Toronto — Streetcar Order Only Two-Thirds Funded
Rail Transit Online, June 2009
The TTC may have lost a high-stakes gamble when it announced a C$1.2-billion deal with Bombardier Transportation to purchase 204 new Flexity Outlook streetcars to replace 248 life-expired LRVs. Bombardier's offer had a June 27 expiration date but the TTC had only one-third of the financing locked in, the city of Toronto's share, when the contract was made public on Apr. 27.
The transit agency was counting on another third from the province and a similar contribution from the national government's stimulus fund. Ontario officials finally came through at virtually the last minute with a pledge of C$416 million at a June 18 news conference, but federal officials were conspicuously absent.
In a letter to Mayor David Miller and the city council, national Transport Minister John Baird
said the streetcars and a new carbarn "...did not meet the criteria and so could not be submitted" for stimulus funding.

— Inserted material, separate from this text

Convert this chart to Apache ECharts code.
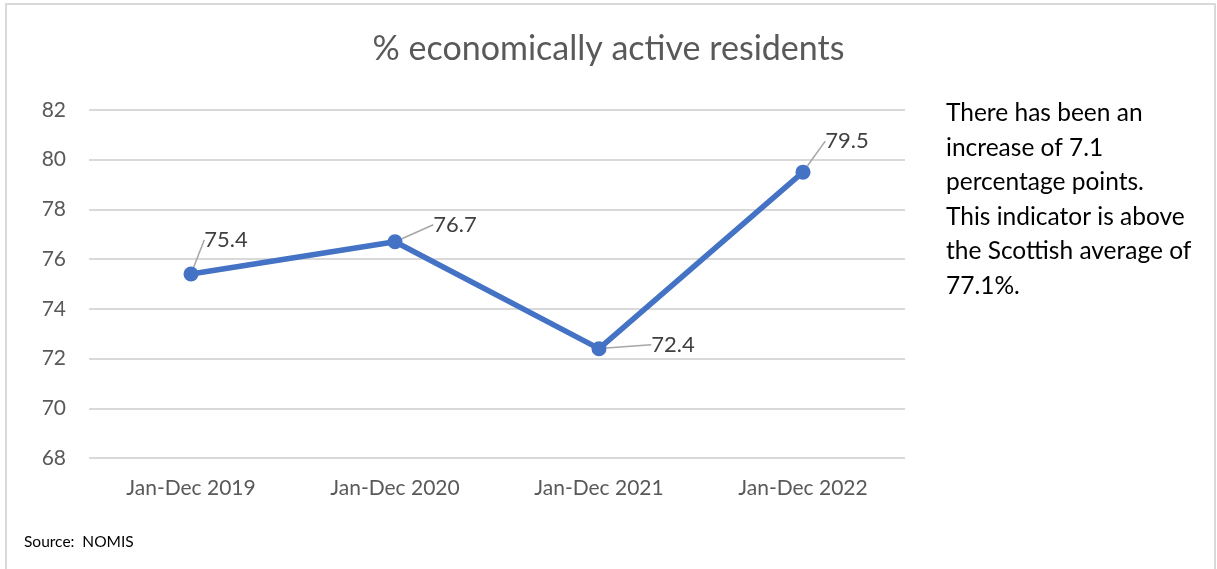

He went on to explain that projects must be completed by March 31, 2011 and the money spent building infrastructure in the city or town that seeks the grant.
Because the streetcars "...will not even be delivered until late 2012 at the earliest and the project will not be complete until 2018," Baird said the government cannot consider any contributions to the scheme even though Toronto's streetcars carry about 250,000 passengers each weekday. 'This fund was created to build public infrastructure, not modernize factories," he added, referring to Bombardier's Thunder Bay plant where the streetcars would be manufactured.
But Miller says he's undeterred and so far
has not canceled the order. 'We expect them to come through," he told the National Post. "It's too important to Canada and Ontario. And there's jobs and a complete project deliverable by March 2011, which is a prototype streetcar, or substantial completion of it, which is the criteria. I'm confident with goodwill and good partnership and an intent to work together, there's no reason we can't find a solution."